Since Australia’s borders slammed shut Australia has seen a major shortage of fruit pickers, since farms often depend on backpackers who need to complete farm work to extend their working holiday visa. The labour shortage has created a big problem for growers, with some forced to destroy crops that go bad before they can be picked.

It’s led to the government encouraging young people to head to rural Australia to take up work opportunities on farms — and now Agricultural Minister, David Littleproud, is trying to make it sound more enticing by claiming people could be making almost $4,000 a week in the fields.

The figure presumably came an interview with Queensland strawberry grower Gavin Scurr, who told The Courier Mail the perception that fruit picking provides poor wages is simply not true.

“We recently paid a worker $3800 for a week’s work recently and that is a top picker working six days a week, probably around ten hours a day, but even when you look at it as an hourly rate, that is pretty good,” he said.

When it comes to fruit picking payment is often tied to the amount you pick, rather than an hourly rate.

That figure seems like an incredible anomaly when compared to the consistent reports of worker exploitation on some farms. It’s so widespread it even inspired a hashtag, #88DaysASlave, referring to the 88 days that first-year working holiday visa holders must work in a regional area before they can extend their visa. The government even accepted the findings of a report that found labour hire companies for the industry had “systematic problems with exploitation“.

Still, in an interview with 2GB Littleproud said those “poor cases” are in the minority.

Littleproud has also said the government is looking at a number of programs to encourage young Aussies to work on farms.
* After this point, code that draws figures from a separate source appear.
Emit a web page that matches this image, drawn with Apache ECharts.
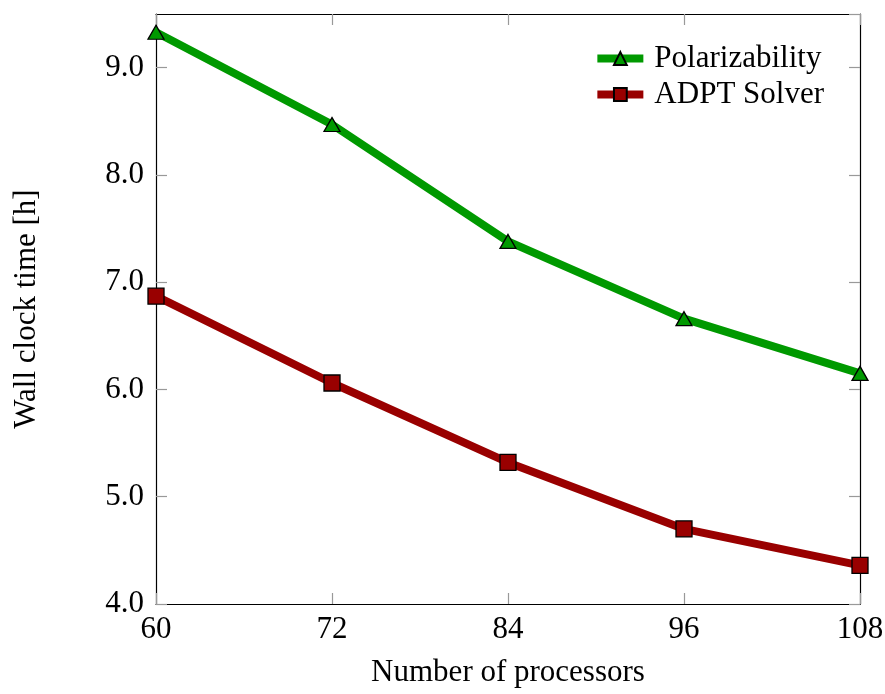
<!DOCTYPE html>
<html>
<head>
<meta charset="utf-8">
<script src="https://cdn.jsdelivr.net/npm/echarts@6/dist/echarts.min.js"></script>
<style>
  html, body { margin: 0; padding: 0; background: #fff; }
  #chart { width: 885px; height: 694px; }
</style>
</head>
<body>
<div id="chart"></div>
<script>
var processors = [60, 72, 84, 96, 108];
var polarizability = [9.33, 8.47, 7.38, 6.66, 6.15];
var adptSolver = [6.87, 6.06, 5.32, 4.70, 4.36];

var FONT = 'Liberation Serif';
var FS = 31;
var chart = echarts.init(document.getElementById('chart'));

function pairs(xs, ys) {
    var out = [];
    for (var i = 0; i < xs.length; i++) out.push([xs[i], ys[i]]);
    return out;
}

var tickStyle = { show: true, inside: true, length: 11, lineStyle: { color: '#999', width: 1.2 } };
var lineStyleAxis = { show: true, lineStyle: { color: '#000', width: 1.2 } };

var option = {
    backgroundColor: '#fff',
    animation: false,
    grid: { left: 156, right: 25, top: 14, bottom: 90, outerBoundsMode: 'none', containLabel: false },
    legend: {
        right: 56,
        top: 38,
        orient: 'vertical',
        itemWidth: 46,
        itemHeight: 16,
        itemGap: 5,
        lineStyle: { width: 8 },
        textStyle: { fontFamily: FONT, fontSize: FS, color: '#000', padding: [0, 0, 0, 6] },
        data: ['Polarizability', 'ADPT Solver']
    },
    xAxis: [{
        type: 'value',
        min: 60, max: 108, interval: 12,
        name: 'Number of processors',
        nameLocation: 'middle',
        nameGap: 53,
        nameTextStyle: { fontFamily: FONT, fontSize: FS, color: '#000' },
        axisLine: lineStyleAxis,
        axisTick: tickStyle,
        splitLine: { show: false },
        axisLabel: { fontFamily: FONT, fontSize: FS, color: '#000', margin: 10 }
    }, {
        type: 'value', position: 'top',
        min: 60, max: 108, interval: 12,
        axisLine: lineStyleAxis,
        axisTick: tickStyle,
        splitLine: { show: false },
        axisLabel: { show: false }
    }],
    yAxis: [{
        type: 'value',
        min: 4, max: 9.5, interval: 1,
        name: 'Wall clock time [h]',
        nameLocation: 'middle',
        nameGap: 114,
        nameTextStyle: { fontFamily: FONT, fontSize: FS, color: '#000' },
        axisLine: lineStyleAxis,
        axisTick: tickStyle,
        splitLine: { show: false },
        axisLabel: {
            fontFamily: FONT, fontSize: FS, color: '#000', margin: 12,
            showMaxLabel: false,
            formatter: function (v) { return v.toFixed(1); }
        }
    }, {
        type: 'value', position: 'right',
        min: 4, max: 9.5, interval: 1,
        axisLine: lineStyleAxis,
        axisTick: tickStyle,
        splitLine: { show: false },
        axisLabel: { show: false }
    }],
    series: [{
        name: 'Polarizability',
        type: 'line',
        data: pairs(processors, polarizability),
        symbol: 'triangle',
        symbolSize: [16, 14],
        showAllSymbol: true,
        lineStyle: { color: '#009900', width: 8 },
        itemStyle: { color: '#009900', borderColor: '#000', borderWidth: 1.3 },
        z: 3
    }, {
        name: 'ADPT Solver',
        type: 'line',
        data: pairs(processors, adptSolver),
        symbol: 'rect',
        symbolSize: 16,
        showAllSymbol: true,
        lineStyle: { color: '#990000', width: 8 },
        itemStyle: { color: '#990000', borderColor: '#000', borderWidth: 1.3 },
        z: 3
    }]
};
chart.setOption(option);
</script>
</body>
</html>
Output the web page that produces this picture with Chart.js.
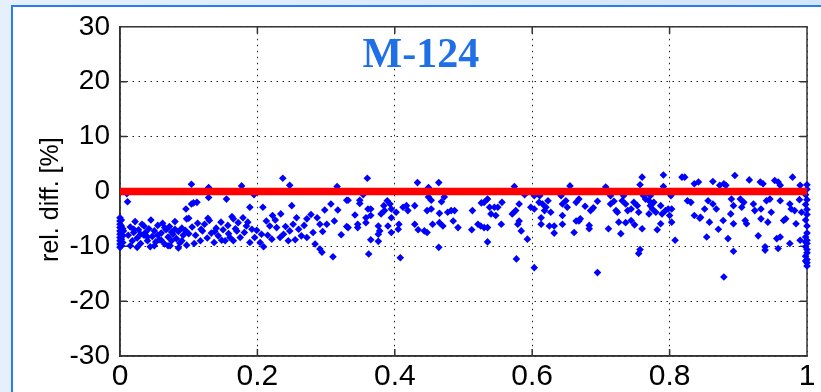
<!DOCTYPE html>
<html>
<head>
<meta charset="utf-8">
<script src="https://cdn.jsdelivr.net/npm/chart.js@4/dist/chart.umd.min.js"></script>
<style>
html, body { margin: 0; padding: 0; background: #fff; }
#chart { display: block; }
</style>
</head>
<body>
<canvas id="chart" width="821" height="392"></canvas>
<script>
const chartTitle = "M-124";
const yTitle = "rel. diff. [%]";
const xTicks = [0, 0.2, 0.4, 0.6, 0.8, 1];
const yTicks = [-30, -20, -10, 0, 10, 20, 30];
const zeroLineX = [0, 1];
const zeroLineY = [0, 0];

// [x, rel. diff %], left to right
const edgeLeft = [
    [0,-4.8],[0,-5.4],[0,-6],[0,-6.6],[0,-7.2],[0,-7.8],[0,-8.4],[0,-9],[0,-9.6],[0,-10.2],
    [0.002,-5.2],[0.002,-6.3],[0.002,-7.5],[0.002,-8.7],[0.002,-9.9],[0.004,-6.8],[0.004,-8.1],
    [0.004,-9.3],[0.005,-7.2]
];
const band0 = [
    [0.01,-0.4],[0.011,-1.9],[0.012,-8],[0.015,-6.5],[0.018,-9],[0.02,-7.5],[0.022,-5.5],[0.025,-8.5],
    [0.027,-7],[0.03,-9.5],[0.032,-6],[0.035,-8],[0.037,-7.5],[0.04,-9],[0.042,-6.8],[0.045,-5.2],
    [0.047,-8.2],[0.05,-7.2],[0.052,-9.2],[0.055,-6.2],[0.057,-8.8],[0.06,-7.6],[0.062,-5.8],[0.065,-9.6],
    [0.067,-7],[0.07,-8.3],[0.072,-6.4],[0.075,-9],[0.077,-7.8],[0.08,-5.5],[0.082,-8.6],[0.085,-7.3],
    [0.087,-9.4],[0.09,-6.7],[0.092,-8],[0.095,-7.1],[0.097,-9.8],[0.015,-9.9],[0.025,-10.2],[0.035,-6.3],
    [0.044,-10.1],[0.055,-8],[0.065,-6.6],[0.073,-9.9],[0.075,-7.4],[0.085,-10.3],[0.02,-6.9],[0.03,-7.8],
    [0.04,-8.3],[0.05,-9.9],[0.06,-8.9],[0.07,-9.9],[0.08,-6.9],[0.09,-9],[0.1,-7.7],[0.096,-3.2],[0.097,-5]
];
const band1 = [
    [0.104,1.3],[0.129,0.7],[0.129,-1.1],[0.107,-2.1],[0.112,-2],[0.104,-2.3],[0.155,-1.4],[0.1,-4.9],
    [0.105,-6.5],[0.11,-8],[0.113,-5.8],[0.117,-9],[0.12,-7.2],[0.123,-6],[0.127,-8.5],[0.13,-5.3],
    [0.133,-7.6],[0.137,-9.3],[0.14,-6.7],[0.143,-8.1],[0.147,-5.6],[0.15,-7],[0.153,-9],[0.157,-6.2],
    [0.16,-8.4],[0.163,-4.6],[0.108,-9.5],[0.118,-6.9],[0.128,-4.9],[0.138,-7.3],[0.148,-8.9],[0.158,-7.7]
];
const band2 = [
    [0.177,1],[0.237,2.4],[0.247,1.1],[0.195,-0.6],[0.316,0.9],[0.33,-1.6],[0.307,-2.3],[0.189,-2.9],
    [0.208,-2.9],[0.25,-2.6],[0.298,-3.4],[0.317,-3.4],[0.222,-4.4],[0.234,-4.1],[0.287,-4.8],[0.301,-6],
    [0.33,-6.4],[0.272,-5],[0.165,-5],[0.172,-5.7],[0.179,-4.8],[0.184,-6.3],[0.17,-7.2],[0.181,-7.5],
    [0.192,-6.9],[0.175,-8.4],[0.165,-9],[0.196,-8.4],[0.206,-7.8],[0.204,-9.3],[0.209,-10.1],[0.213,-5.4],
    [0.218,-6.3],[0.228,-6.6],[0.238,-7.8],[0.247,-7.2],[0.252,-6],[0.257,-4.8],[0.26,-6.9],[0.264,-8.1],
    [0.272,-8.4],[0.281,-7.5],[0.291,-6],[0.245,-9],[0.233,-8.4],[0.221,-8.7],[0.189,-9.3],[0.284,-9.6],
    [0.294,-11.1],[0.31,-11.9],[0.291,-10.5],[0.168,-6.8],[0.186,-5.6],[0.199,-7.1],[0.215,-8],[0.226,-5.2],
    [0.241,-6.4],[0.255,-8.8],[0.268,-6.2],[0.278,-4.2],[0.295,-7.3],[0.312,-5.4],[0.322,-7.9]
];
const band3 = [
    [0.36,2.4],[0.433,1.6],[0.464,1.6],[0.449,0.7],[0.354,-0.6],[0.349,-1.6],[0.349,-2.2],[0.449,-1],
    [0.453,-1.6],[0.472,-1],[0.468,-1.9],[0.332,-1.6],[0.342,-4.3],[0.361,-3.2],[0.365,-3.2],[0.365,-4.4],
    [0.358,-4.8],[0.358,-5.7],[0.384,-2.6],[0.389,-1.7],[0.393,-2.3],[0.395,-3.2],[0.385,-3.5],[0.38,-4.1],
    [0.395,-4.8],[0.402,-3.8],[0.412,-2.9],[0.417,-2.6],[0.419,-3.5],[0.429,-2.6],[0.346,-6],[0.346,-6.6],
    [0.332,-6.6],[0.376,-6.3],[0.378,-7.2],[0.376,-7.8],[0.39,-6.3],[0.395,-7.5],[0.405,-6.9],[0.406,-6],
    [0.429,-6],[0.434,-7],[0.443,-7.2],[0.447,-7.5],[0.447,-3.5],[0.453,-3.2],[0.455,-6],[0.465,-5.7],
    [0.47,-6.3],[0.465,-4],[0.477,-3.8],[0.482,-3.5],[0.487,-3.5],[0.485,-5.4],[0.492,-6.6],[0.365,-8.8],
    [0.376,-9.1],[0.362,-11.4],[0.408,-12.1],[0.464,-10.2]
];
const band4 = [
    [0.574,0.9],[0.655,1],[0.589,-0.6],[0.603,-0.8],[0.611,-0.8],[0.642,-0.8],[0.668,-1.4],[0.535,-1.4],
    [0.53,-2],[0.526,-2.1],[0.556,-2],[0.581,-2.3],[0.513,-3.5],[0.538,-2.9],[0.545,-2.9],[0.55,-2.9],
    [0.54,-4.1],[0.547,-4.4],[0.571,-4.1],[0.576,-3.5],[0.598,-2.9],[0.603,-3.2],[0.61,-2],[0.615,-2.3],
    [0.62,-2.9],[0.623,-1.7],[0.618,-3.5],[0.627,-3.8],[0.644,-2.3],[0.649,-1.7],[0.651,-2.9],[0.664,-2],
    [0.644,-4.4],[0.613,-4.8],[0.613,-6],[0.581,-5.4],[0.579,-6],[0.584,-7.2],[0.555,-6],[0.521,-6],
    [0.525,-6.3],[0.53,-6.6],[0.535,-6.6],[0.512,-7],[0.625,-6.3],[0.632,-6.3],[0.632,-7.6],[0.644,-6],
    [0.664,-5.4],[0.668,-5.4],[0.67,-5],[0.661,-7.5],[0.593,-8.7],[0.535,-9.2],[0.577,-12.3],[0.603,-13.9]
];
const band5 = [
    [0.791,3],[0.76,2.6],[0.818,2.6],[0.822,2.6],[0.836,1.4],[0.842,1.7],[0.757,1.2],[0.791,0.9],
    [0.707,0.8],[0.714,-0.8],[0.733,-0.8],[0.762,-0.8],[0.772,-0.8],[0.802,-0.8],[0.695,-1.8],[0.689,-3],
    [0.685,-3.5],[0.677,-2.7],[0.714,-2.3],[0.719,-1.8],[0.722,-3.5],[0.724,-3.8],[0.731,-1.7],[0.736,-2.3],
    [0.739,-3.5],[0.744,-3.2],[0.748,-2],[0.753,-2.6],[0.755,-3.8],[0.765,-1.4],[0.77,-1.7],[0.772,-2.6],
    [0.775,-3.2],[0.777,-2],[0.78,-3.8],[0.77,-4.1],[0.787,-2.6],[0.789,-4.1],[0.794,-3.5],[0.798,-3.2],
    [0.803,-3.2],[0.8,-4.4],[0.826,-1.7],[0.831,-2],[0.836,-4.4],[0.845,-4.7],[0.683,-6.2],[0.683,-6.8],
    [0.711,-6.8],[0.726,-5.6],[0.736,-5.7],[0.744,-5.3],[0.729,-7.7],[0.749,-6.1],[0.76,-6.8],[0.787,-5.9],
    [0.782,-7],[0.803,-5.6],[0.808,-8.9],[0.757,-10.6],[0.755,-11.3],[0.695,-14.8]
];
const band6 = [
    [0.895,2.9],[0.863,1.8],[0.879,1.4],[0.882,1.1],[0.873,1.1],[0.916,2.1],[0.932,1.7],[0.936,1.4],
    [0.953,2],[0.958,1.7],[0.961,1.1],[0.979,2.6],[0.99,1.1],[0.856,-1.7],[0.863,-2.3],[0.868,-3.2],
    [0.851,-3.2],[0.844,-4.9],[0.89,-1.4],[0.893,-2.6],[0.903,-1.4],[0.908,-2],[0.905,-2.9],[0.922,-2.3],
    [0.924,-3.5],[0.933,-3.2],[0.941,-1.7],[0.946,-1.4],[0.948,-3.8],[0.961,-1.7],[0.975,-2.3],[0.977,-3.2],
    [0.982,-3.5],[0.989,-1.5],[0.992,-3.8],[0.889,-4.1],[0.878,-5.3],[0.893,-5.9],[0.91,-5.3],[0.912,-5.9],
    [0.933,-5],[0.943,-5.6],[0.966,-5.3],[0.969,-5],[0.984,-5.9],[0.858,-5.6],[0.871,-6.9],[0.854,-8.3],
    [0.885,-8.6],[0.929,-8.1],[0.956,-8.6],[0.961,-8.3],[0.958,-10.4],[0.99,-8.9],[0.975,-9.5],[0.939,-10.1],
    [0.939,-10.7],[0.893,-10.9],[0.879,-15.6]
];
const edgeRight = [
    [1,1.2],[1,0.4],[0.998,-0.6],[1,-1.5],[0.998,-2.4],[1,-3.3],[1,-4.2],[0.998,-5.2],[1,-6.3],
    [1,-7.6],[0.998,-8.3],[1,-8.9],[1,-9.5],[0.998,-10.1],[1,-10.6],[1,-11.2],[0.998,-11.8],[1,-12.4],
    [1,-13],[1,-13.6],[0.998,-9.2],[0.998,-12.7]
];

const allPoints = [].concat(edgeLeft, band0, band1, band2, band3, band4, band5, band6, edgeRight);

const axisFont = "'Liberation Sans', Arial, sans-serif";

// light blue window frame behind the white figure
const framePlugin = {
    id: "frame",
    beforeDraw(chart) {
        const ctx = chart.ctx;
        ctx.save();
        const g = ctx.createLinearGradient(0, 0, chart.width, 0);
        g.addColorStop(0, "#e6f0fc");
        g.addColorStop(1, "#d3e5fa");
        ctx.fillStyle = g;
        ctx.fillRect(0, 0, chart.width, chart.height);
        ctx.fillStyle = "#ffffff";
        ctx.fillRect(12, 6, chart.width - 12, chart.height - 6);
        ctx.strokeStyle = "#2a7cf2";
        ctx.lineWidth = 2;
        ctx.beginPath();
        ctx.moveTo(12, chart.height);
        ctx.lineTo(12, 6);
        ctx.lineTo(chart.width, 6);
        ctx.stroke();
        ctx.restore();
    }
};

// matlab style box with inward ticks on all four sides
const boxPlugin = {
    id: "box",
    beforeDatasetsDraw(chart) {
        const {ctx, chartArea: a, scales} = chart;
        ctx.save();
        ctx.strokeStyle = "#333";
        ctx.lineWidth = 1.5;
        ctx.strokeRect(a.left, a.top, a.right - a.left, a.bottom - a.top);
        ctx.beginPath();
        xTicks.slice(1, -1).forEach(v => {
            const px = scales.x.getPixelForValue(v);
            ctx.moveTo(px, a.bottom); ctx.lineTo(px, a.bottom - 7);
            ctx.moveTo(px, a.top); ctx.lineTo(px, a.top + 7);
        });
        yTicks.slice(1, -1).forEach(v => {
            const py = scales.y.getPixelForValue(v);
            ctx.moveTo(a.left, py); ctx.lineTo(a.left + 7, py);
            ctx.moveTo(a.right, py); ctx.lineTo(a.right - 7, py);
        });
        ctx.stroke();
        ctx.restore();
    }
};

// title in the plot and the rotated y label
const textPlugin = {
    id: "plotText",
    afterDraw(chart) {
        const ctx = chart.ctx;
        const a = chart.chartArea;
        ctx.save();
        ctx.font = "bold 42px 'Liberation Serif', 'Times New Roman', serif";
        ctx.fillStyle = "#1f6fe6";
        ctx.textAlign = "center";
        ctx.textBaseline = "middle";
        ctx.fillText(chartTitle, a.left + (a.right - a.left) * 0.438, 56);

        ctx.font = "25px " + axisFont;
        ctx.fillStyle = "#000";
        ctx.translate(51, a.top + (a.bottom - a.top) * 0.525);
        ctx.rotate(-Math.PI / 2);
        ctx.fillText(yTitle, 0, 0);
        ctx.restore();
    }
};

new Chart(document.getElementById("chart"), {
    type: "scatter",
    data: {
        datasets: [
        {
            label: "zero",
            type: "line",
            data: zeroLineX.map((x, i) => ({x: x, y: zeroLineY[i]})),
            borderColor: "#ff0000",
            borderWidth: 7.5,
            pointRadius: 0,
            order: 0,
        },
        {
            label: "rel. diff.",
            data: allPoints.map(p => ({x: p[0], y: p[1]})),
            backgroundColor: "#0000ff",
            borderWidth: 0,
            pointStyle: "rectRot",
            pointRadius: 3.8,
            clip: false,
            order: 1,
        },
        ]
    },
    options: {
        responsive: false,
        animation: false,
        layout: {
            padding: {left: 0, right: 14, top: 25, bottom: 0}
        },
        scales: {
            x: {
                type: "linear",
                min: 0,
                max: 1,
                afterBuildTicks: (s) => { s.ticks = xTicks.map(v => ({value: v})); },
                afterFit: (s) => { s.height = 36; },
                ticks: {
                    color: "#000",
                    font: {family: axisFont, size: 30},
                    padding: 3,
                    maxRotation: 0,
                    autoSkip: false,
                    callback: (v) => String(v),
                },
                grid: {color: "#222", lineWidth: 1, drawTicks: false},
                border: {display: true, color: "#333", width: 1.5, dash: [1.5, 4.5]},
            },
            y: {
                min: -30,
                max: 30,
                afterBuildTicks: (s) => { s.ticks = yTicks.map(v => ({value: v})); },
                afterFit: (s) => { s.width = 120; },
                ticks: {
                    color: "#000",
                    font: {family: axisFont, size: 28},
                    padding: 10,
                    callback: (v) => String(v),
                },
                grid: {color: "#222", lineWidth: 1, drawTicks: false},
                border: {display: true, color: "#333", width: 1.5, dash: [1.5, 4.5]},
            }
        },
        plugins: {
            legend: {display: false},
            tooltip: {enabled: false},
        }
    },
    plugins: [framePlugin, boxPlugin, textPlugin]
});
</script>
</body>
</html>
“We’re going to see a lot of Year 12 students finish in a couple of months and they’re not going to have the opportunity to go backpack around the world, there may be an opportunity to backpack around the country and make a quid while they’re doing it,” he said.

“Also there’s university students who’ll finish in a couple of months, the opportunity for then them to go and work in agriculture and make a quid over the summer holidays and then go back with some dollars in their pocket and have a better time when they go back to uni.”

Previously the government ran the Seasonal Worker Incentives Trial, which offered welfare recipients $5,000 cash if they signed up for local harvest jobs. The take up rate was less than five percent.